> _DATA EXTRACT_:
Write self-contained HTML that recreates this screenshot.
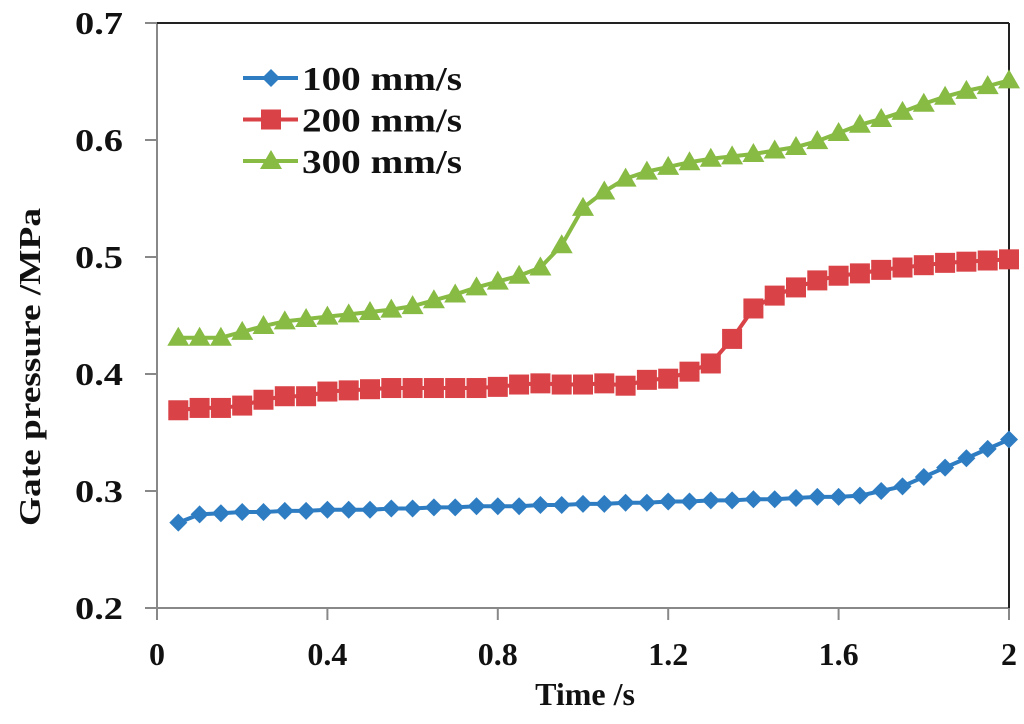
<!DOCTYPE html>
<html><head><meta charset="utf-8"><style>
body{margin:0;background:#fff;}
svg text{font-family:"Liberation Serif",serif;font-weight:bold;fill:#111;}
</style></head><body>
<svg id="chart" width="1024" height="719">
<g id="axes"></g><g id="series"></g><g id="legend"></g>
</svg>
<script>
const xTicks=[0,0.4,0.8,1.2,1.6,2];
const xTickLabels=["0","0.4","0.8","1.2","1.6","2"];
const yTicks=[0.2,0.3,0.4,0.5,0.6,0.7];
const yTickLabels=["0.2","0.3","0.4","0.5","0.6","0.7"];
const times=[0.05,0.1,0.15,0.2,0.25,0.3,0.35,0.4,0.45,0.5,0.55,0.6,0.65,0.7,0.75,0.8,0.85,0.9,0.95,1.0,1.05,1.1,1.15,1.2,1.25,1.3,1.35,1.4,1.45,1.5,1.55,1.6,1.65,1.7,1.75,1.8,1.85,1.9,1.95,2.0];
const s100=[0.273,0.280,0.281,0.282,0.282,0.283,0.283,0.284,0.284,0.284,0.285,0.285,0.286,0.286,0.287,0.287,0.287,0.288,0.288,0.289,0.289,0.290,0.290,0.291,0.291,0.292,0.292,0.293,0.293,0.294,0.295,0.295,0.296,0.300,0.304,0.312,0.320,0.328,0.336,0.344];
const s200=[0.369,0.371,0.371,0.373,0.378,0.381,0.381,0.385,0.386,0.387,0.388,0.388,0.388,0.388,0.388,0.389,0.391,0.392,0.391,0.391,0.392,0.390,0.395,0.396,0.402,0.409,0.430,0.456,0.467,0.474,0.480,0.484,0.486,0.489,0.491,0.493,0.495,0.496,0.497,0.498];
const s300=[0.431,0.431,0.431,0.436,0.441,0.445,0.447,0.449,0.451,0.453,0.455,0.458,0.463,0.468,0.474,0.479,0.484,0.491,0.510,0.542,0.556,0.567,0.573,0.577,0.581,0.584,0.586,0.588,0.591,0.594,0.599,0.606,0.613,0.618,0.624,0.631,0.637,0.642,0.646,0.651];
const seriesNames=["100 mm/s","200 mm/s","300 mm/s"];

const NS="http://www.w3.org/2000/svg";
const X0=157,X1=1009,Y0=608,Y1=23;
const xs=v=>X0+(v-0)/(2-0)*(X1-X0);
const ys=v=>Y0-(v-0.2)/(0.7-0.2)*(Y0-Y1);
function mk(t,a,p){const e=document.createElementNS(NS,t);for(const k in a)e.setAttribute(k,a[k]);p.appendChild(e);return e;}
const axes=document.getElementById('axes'),ser=document.getElementById('series'),leg=document.getElementById('legend');
let e;
e=mk('line',{x1:X0,y1:Y1,x2:X0,y2:Y0,stroke:'#888','stroke-width':2},axes);


e=mk('line',{x1:X0,y1:Y0,x2:X1,y2:Y0,stroke:'#888','stroke-width':2},axes);


e=mk('line',{x1:X0,y1:Y1,x2:X1,y2:Y1,stroke:'#222','stroke-width':2},axes);


e=mk('line',{x1:X1,y1:Y1,x2:X1,y2:Y0,stroke:'#222','stroke-width':2},axes);


yTicks.forEach((v,i)=>{
 mk('line',{x1:X0-12,y1:ys(v),x2:X0,y2:ys(v),stroke:'#888','stroke-width':2},axes);
 const t=mk('text',{x:X0-34,y:ys(v)+11,'text-anchor':'end','font-size':32,textLength:48,lengthAdjust:'spacingAndGlyphs'},axes);t.textContent=yTickLabels[i];
 
 
});
xTicks.forEach((v,i)=>{
 mk('line',{x1:xs(v),y1:Y0,x2:xs(v),y2:Y0+12,stroke:'#888','stroke-width':2},axes);
 const t=mk('text',{x:xs(v),y:665,'text-anchor':'middle','font-size':32},axes);t.textContent=xTickLabels[i];
 
 
});
e=mk('text',{x:585,y:705,'text-anchor':'middle','font-size':32},axes);e.textContent='Time /s';


e=mk('text',{x:0,y:0,'text-anchor':'middle','font-size':31,textLength:318,lengthAdjust:'spacingAndGlyphs',transform:'translate(40,367) rotate(-90)'},axes);e.textContent='Gate pressure /MPa';



const colors=['#2e7dc2','#d94246','#88bb44'];
function marker(kind,x,y,c,p){
 if(kind===0)return mk('polygon',{points:`${x},${y-9} ${x+9},${y} ${x},${y+9} ${x-9},${y}`,fill:c},p);
 if(kind===1)return mk('rect',{x:x-10,y:y-10,width:20,height:20,fill:c},p);
 return mk('polygon',{points:`${x},${y-11} ${x+11},${y+8} ${x-11},${y+8}`,fill:c},p);
}
[s100,s200,s300].forEach((s,k)=>{
 const g=mk('g',{},ser);
 
 
 mk('polyline',{points:s.map((v,i)=>xs(times[i])+','+ys(v)).join(' '),fill:'none',stroke:colors[k],'stroke-width':4},g);
 s.forEach((v,i)=>{const m=marker(k,xs(times[i]),ys(v),colors[k],g);
  
  });
});
seriesNames.forEach((n,k)=>{
 const y=78+k*41.5;
 const g=mk('g',{},leg);
 
 
 mk('line',{x1:243,y1:y,x2:298,y2:y,stroke:colors[k],'stroke-width':4},g);
 marker(k,271,y,colors[k],g);
 const t=mk('text',{x:302,y:y+12,'font-size':34,textLength:160,lengthAdjust:'spacingAndGlyphs'},g);t.textContent=n;
});
</script>
</body></html>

> _WORK TO DO_: Strip out the pictures and quote the remaining data word for word.

> _FINISHED ANSWER_:
Write self-contained HTML that recreates this screenshot.
<!DOCTYPE html>
<html><head><meta charset="utf-8"><style>
body{margin:0;background:#fff;}
svg text{font-family:"Liberation Serif",serif;font-weight:bold;fill:#111;}
</style></head><body>
<svg id="chart" width="1024" height="719">
<g id="axes"></g><g id="series"></g><g id="legend"></g>
</svg>
<script>
const xTicks=[0,0.4,0.8,1.2,1.6,2];
const xTickLabels=["0","0.4","0.8","1.2","1.6","2"];
const yTicks=[0.2,0.3,0.4,0.5,0.6,0.7];
const yTickLabels=["0.2","0.3","0.4","0.5","0.6","0.7"];
const times=[0.05,0.1,0.15,0.2,0.25,0.3,0.35,0.4,0.45,0.5,0.55,0.6,0.65,0.7,0.75,0.8,0.85,0.9,0.95,1.0,1.05,1.1,1.15,1.2,1.25,1.3,1.35,1.4,1.45,1.5,1.55,1.6,1.65,1.7,1.75,1.8,1.85,1.9,1.95,2.0];
const s100=[0.273,0.280,0.281,0.282,0.282,0.283,0.283,0.284,0.284,0.284,0.285,0.285,0.286,0.286,0.287,0.287,0.287,0.288,0.288,0.289,0.289,0.290,0.290,0.291,0.291,0.292,0.292,0.293,0.293,0.294,0.295,0.295,0.296,0.300,0.304,0.312,0.320,0.328,0.336,0.344];
const s200=[0.369,0.371,0.371,0.373,0.378,0.381,0.381,0.385,0.386,0.387,0.388,0.388,0.388,0.388,0.388,0.389,0.391,0.392,0.391,0.391,0.392,0.390,0.395,0.396,0.402,0.409,0.430,0.456,0.467,0.474,0.480,0.484,0.486,0.489,0.491,0.493,0.495,0.496,0.497,0.498];
const s300=[0.431,0.431,0.431,0.436,0.441,0.445,0.447,0.449,0.451,0.453,0.455,0.458,0.463,0.468,0.474,0.479,0.484,0.491,0.510,0.542,0.556,0.567,0.573,0.577,0.581,0.584,0.586,0.588,0.591,0.594,0.599,0.606,0.613,0.618,0.624,0.631,0.637,0.642,0.646,0.651];
const seriesNames=["100 mm/s","200 mm/s","300 mm/s"];

const NS="http://www.w3.org/2000/svg";
const X0=157,X1=1009,Y0=608,Y1=23;
const xs=v=>X0+(v-0)/(2-0)*(X1-X0);
const ys=v=>Y0-(v-0.2)/(0.7-0.2)*(Y0-Y1);
function mk(t,a,p){const e=document.createElementNS(NS,t);for(const k in a)e.setAttribute(k,a[k]);p.appendChild(e);return e;}
const axes=document.getElementById('axes'),ser=document.getElementById('series'),leg=document.getElementById('legend');
let e;
e=mk('line',{x1:X0,y1:Y1,x2:X0,y2:Y0,stroke:'#888','stroke-width':2},axes);


e=mk('line',{x1:X0,y1:Y0,x2:X1,y2:Y0,stroke:'#888','stroke-width':2},axes);


e=mk('line',{x1:X0,y1:Y1,x2:X1,y2:Y1,stroke:'#222','stroke-width':2},axes);


e=mk('line',{x1:X1,y1:Y1,x2:X1,y2:Y0,stroke:'#222','stroke-width':2},axes);


yTicks.forEach((v,i)=>{
 mk('line',{x1:X0-12,y1:ys(v),x2:X0,y2:ys(v),stroke:'#888','stroke-width':2},axes);
 const t=mk('text',{x:X0-34,y:ys(v)+11,'text-anchor':'end','font-size':32,textLength:48,lengthAdjust:'spacingAndGlyphs'},axes);t.textContent=yTickLabels[i];
 
 
});
xTicks.forEach((v,i)=>{
 mk('line',{x1:xs(v),y1:Y0,x2:xs(v),y2:Y0+12,stroke:'#888','stroke-width':2},axes);
 const t=mk('text',{x:xs(v),y:665,'text-anchor':'middle','font-size':32},axes);t.textContent=xTickLabels[i];
 
 
});
e=mk('text',{x:585,y:705,'text-anchor':'middle','font-size':32},axes);e.textContent='Time /s';


e=mk('text',{x:0,y:0,'text-anchor':'middle','font-size':31,textLength:318,lengthAdjust:'spacingAndGlyphs',transform:'translate(40,367) rotate(-90)'},axes);e.textContent='Gate pressure /MPa';



const colors=['#2e7dc2','#d94246','#88bb44'];
function marker(kind,x,y,c,p){
 if(kind===0)return mk('polygon',{points:`${x},${y-9} ${x+9},${y} ${x},${y+9} ${x-9},${y}`,fill:c},p);
 if(kind===1)return mk('rect',{x:x-10,y:y-10,width:20,height:20,fill:c},p);
 return mk('polygon',{points:`${x},${y-11} ${x+11},${y+8} ${x-11},${y+8}`,fill:c},p);
}
[s100,s200,s300].forEach((s,k)=>{
 const g=mk('g',{},ser);
 
 
 mk('polyline',{points:s.map((v,i)=>xs(times[i])+','+ys(v)).join(' '),fill:'none',stroke:colors[k],'stroke-width':4},g);
 s.forEach((v,i)=>{const m=marker(k,xs(times[i]),ys(v),colors[k],g);
  
  });
});
seriesNames.forEach((n,k)=>{
 const y=78+k*41.5;
 const g=mk('g',{},leg);
 
 
 mk('line',{x1:243,y1:y,x2:298,y2:y,stroke:colors[k],'stroke-width':4},g);
 marker(k,271,y,colors[k],g);
 const t=mk('text',{x:302,y:y+12,'font-size':34,textLength:160,lengthAdjust:'spacingAndGlyphs'},g);t.textContent=n;
});
</script>
</body></html>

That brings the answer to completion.